If we want all blocks marked with a specific role, we can find them using the :role selector:

blocks_with_role = doc.find_by role: 'try-it'

The selector Hash is intentionally simple to make it easy to find blocks. If the blocks you’re looking for cannot be described using that selector, then you’ll want to use a block filter instead.

A block filter is a Ruby proc that runs on each block visited. It accepts the candidate block as the sole argument (i.e., the candidate block is yielded to the proc). If the proc returns true, then the candidate is considered matched.

Here’s an example of using the block filter to find all top-level sections:

top_level_sections = doc.find_by {|block| block.context == :section && block.level == 1 }

We can make this slightly more efficient by combining it with a selector:

top_level_sections = doc.find_by(context: :section) {|section| section.level == 1 }

If a Ruby block is given, it’s applied as a supplemental filter to the selector. In other words, the candidate block must match the selector and the filter.

Control the traversal

The benefit of the block filter is that it also allows you to control the traversal. The filter method can return any of the following keywords:

true
:accept

The block is accepted and the traversal continues.

false
:skip

The block is skipped but its children are traversed.

:reject

The block is rejected and its children are not traversed.

:prune

The block is accepted, but its descendants are not traversed.

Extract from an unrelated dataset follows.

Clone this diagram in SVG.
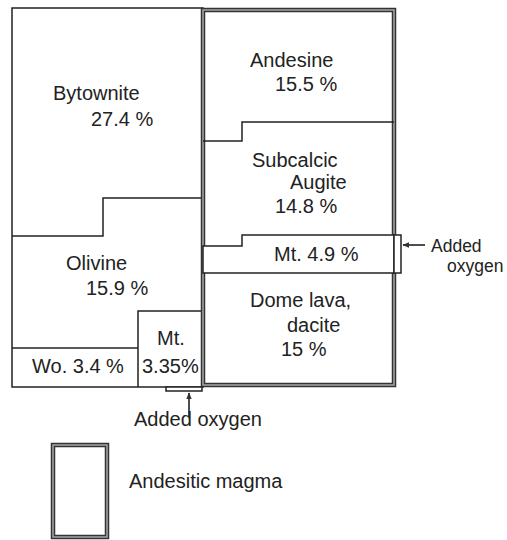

Here’s an efficient way to match all sidebars that are not contained within another block.

top_level_sidebars = doc.find_by do |block|
  if block == block.document
    :skip
  elsif block.context == :sidebar
    :prune
  else
    :reject
  end
end

The filter has to return :skip instead of :reject for the document object or else no blocks will be traversed.

If you combine the selector and the block filter, you will have less control over which nodes are traversed. Therefore, if you’re going to be using the block filter to control the traversal, it’s best to do all logic in that filter.

Custom traversal

Another way to find blocks is to traverse the tree explicitly. Starting at the document object, you can access its children by calling the blocks method.

doc.blocks.each do |block|
  puts block
end
Not all blocks have the same model. For example, each item in a description list is an array of two nodes. And tables have a very different model from other blocks. These differences are important to be aware of when traversing the document model.

If the block or blocks you’re looking for are close at hand or in a known location, it may be more efficient to use a custom traversal. However, if you aren’t sure where the block is located in the document tree, you’d be much better off using the find_by method to locate it.